テーマ 私たちの目(40座)

2001(平成13)年4月1日


表紙

煩悩障眼雖不見(ぼんのうしょうげんすいふけん)
大悲無倦常照我(だいひむけんじょうしょうが)

煩悩、眼(まなこ)を障(さ)えて見たてまつらずといえども、大悲倦(ものう)きことなく、常に我を照したまう、といえり。

『正信偈』親鸞聖人


煩悩にまなこさへ(え)られて
 摂取の光明みざれども
 大悲ものうきことなくて
 つねにわが身(み)をてらすなり

(念仏の行者は常に弥陀の光明に摂め取られている。)煩悩にさまたげられて、凡眼にはその光明を見ることができないけれども、仏の大悲は倦み疲れることなく、常にわが身を照らすのである。

『高僧和讃」親鸞聖人

住職記

         1、実は見えていない

「あなたは自分のおちゃわんの模様が言えますか?」

という質問に対して、きちん答えられる人はまず、いないといわれます。毎日、しっかりと…、ごはんを食べていながら、そのおちゃわんの模様が言えないくらい、私たちは実は、本当に何も見えていない様です。下記に

「ぼくたちの目ってけっこういいかげんだね」

とありますが、「けっこう」どころか「かなり」と言わねばなりません。

↑『ブッタとシッタカブッタ3』小泉吉宏著より

         2、思い込む

それに、私たちは見えていないという事実に加えて、すぐに思い込んでしまうという癖がある様です。下の漫画のように

「見てしまう目」

ばかりが発達した大人の私たちは、子どもの時に持っていたはずの

「見ようとする目」

をすっかり失ってしまいました。     

↑『ブッタとシッタカブッタ2』小泉吉宏著より

         3、救われない

そんな私たちは、罪なことに、このような見方と思い込みでしかないにも関わらず、まわりに対して批判ばかりして、人を傷つけています。これでは、私たちはお互いに救われるはずがありません。

         4、現代の教育は

「だから、一生けんめい努力して、ひとつでも多くのことが見えるようにがんぱりなさい」

と現代の教育なら、こんなふうに教えそうです。でも、どうでしょう、それでは、「思い込み」をまたひとつ増やすだけです。

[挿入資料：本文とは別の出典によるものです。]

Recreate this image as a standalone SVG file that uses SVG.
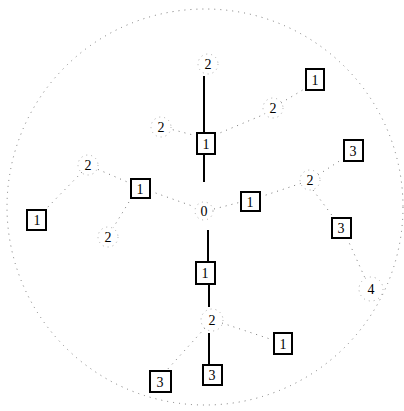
<svg xmlns="http://www.w3.org/2000/svg" width="404" height="411" viewBox="0 0 404 411">
<style>
.box{fill:#fff;stroke:#000;stroke-width:2}
.lbl{font-family:"Liberation Serif",serif;font-size:14px;text-anchor:middle;dominant-baseline:central;fill:#000}
.ring{fill:none;stroke:#aaa;stroke-width:1;stroke-dasharray:1 4}
.dot{fill:none;stroke:#777;stroke-width:1;stroke-dasharray:1 5}
.solid{stroke:#000;stroke-width:2}
</style>
<rect width="404" height="411" fill="#fff"/>
<circle cx="205" cy="207" r="198" class="dot"/>
<g id="connectors">
<line class="solid" x1="204" y1="76" x2="204" y2="133"/>
<line class="solid" x1="204" y1="154" x2="204" y2="182"/>
<line class="solid" x1="208" y1="230" x2="208" y2="262"/>
<line class="solid" x1="209" y1="284" x2="209" y2="307"/>
<line class="solid" x1="209" y1="333" x2="209" y2="365"/>
<line class="dot" x1="150" y1="191" x2="195" y2="207"/>
<line class="dot" x1="214" y1="209" x2="241" y2="202"/>
<line class="dot" x1="132" y1="184" x2="97" y2="169"/>
<line class="dot" x1="132" y1="197" x2="113" y2="228"/>
<line class="dot" x1="82" y1="172" x2="45" y2="210"/>
<line class="dot" x1="197" y1="136" x2="170" y2="129"/>
<line class="dot" x1="215" y1="135" x2="265" y2="114"/>
<line class="dot" x1="281" y1="103" x2="306" y2="88"/>
<line class="dot" x1="260" y1="197" x2="302" y2="183"/>
<line class="dot" x1="318" y1="175" x2="344" y2="158"/>
<line class="dot" x1="313" y1="190" x2="334" y2="218"/>
<line class="dot" x1="347" y1="238" x2="365" y2="278"/>
<line class="dot" x1="205" y1="328" x2="166" y2="371"/>
<line class="dot" x1="222" y1="323" x2="273" y2="340"/>
</g>
<g id="n0"><circle cx="204" cy="211" r="9" class="ring"/><text x="204" y="211" class="lbl">0</text></g>
<g id="n2top"><circle cx="208" cy="64" r="10" class="ring"/><text x="208" y="64" class="lbl">2</text></g>
<g id="n1top"><rect x="197" y="133" width="18" height="21" class="box"/><text x="206" y="144" class="lbl">1</text></g>
<g id="n2ul"><circle cx="161" cy="127" r="10" class="ring"/><text x="161" y="127" class="lbl">2</text></g>
<g id="n2ur"><circle cx="273" cy="108" r="10" class="ring"/><text x="273" y="108" class="lbl">2</text></g>
<g id="n1tr"><rect x="306" y="69" width="18" height="21" class="box"/><text x="315" y="80" class="lbl">1</text></g>
<g id="n1l"><rect x="131" y="179" width="19" height="19" class="box"/><text x="140" y="189" class="lbl">1</text></g>
<g id="n2lu"><circle cx="88" cy="165" r="10" class="ring"/><text x="88" y="165" class="lbl">2</text></g>
<g id="n2ll"><circle cx="108" cy="237" r="10" class="ring"/><text x="108" y="237" class="lbl">2</text></g>
<g id="n1fl"><rect x="27" y="210" width="19" height="20" class="box"/><text x="37" y="220" class="lbl">1</text></g>
<g id="n1r"><rect x="241" y="192" width="19" height="19" class="box"/><text x="250" y="202" class="lbl">1</text></g>
<g id="n2r"><circle cx="310" cy="180" r="10" class="ring"/><text x="310" y="180" class="lbl">2</text></g>
<g id="n3ru"><rect x="344" y="140" width="19" height="21" class="box"/><text x="353" y="151" class="lbl">3</text></g>
<g id="n3rl"><rect x="332" y="218" width="19" height="20" class="box"/><text x="341" y="228" class="lbl">3</text></g>
<g id="n4"><circle cx="371" cy="289" r="12" class="ring"/><text x="371" y="289" class="lbl">4</text></g>
<g id="n1b"><rect x="196" y="262" width="19" height="22" class="box"/><text x="205" y="273" class="lbl">1</text></g>
<g id="n2b"><circle cx="212" cy="320" r="11" class="ring"/><text x="212" y="320" class="lbl">2</text></g>
<g id="n3bc"><rect x="203" y="365" width="19" height="20" class="box"/><text x="212" y="375" class="lbl">3</text></g>
<g id="n3bl"><rect x="150" y="371" width="21" height="21" class="box"/><text x="160" y="382" class="lbl">3</text></g>
<g id="n1br"><rect x="274" y="333" width="18" height="21" class="box"/><text x="283" y="344" class="lbl">1</text></g>
</svg>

         5、「見てしまう目」から「見ようとする目」の回復

大切なことは、私たちがどこまでも、このような見方と思い込みでしかないという事実に立ち帰り、「見てしまう目」から「見ようとする目」の回復を課題として歩む者になることしかないように思います。

編集追記

煩悩にまなこさへ(え)られて
 摂取の光明みざれども
 大悲ものうきことなくて
 つねにわが身(み)をてらすなり

これは、何処かにいる仏が光を放って、私を照らしてくださるということをイメージするのではない。

仏とは、この私の、真実でない見方、思い込みでしかない事実を知らせ続ける用(はたら)きをいうのであり、不真実(自分)であったという自覚だけが、実は、真実(仏)に出会ったということだと思う。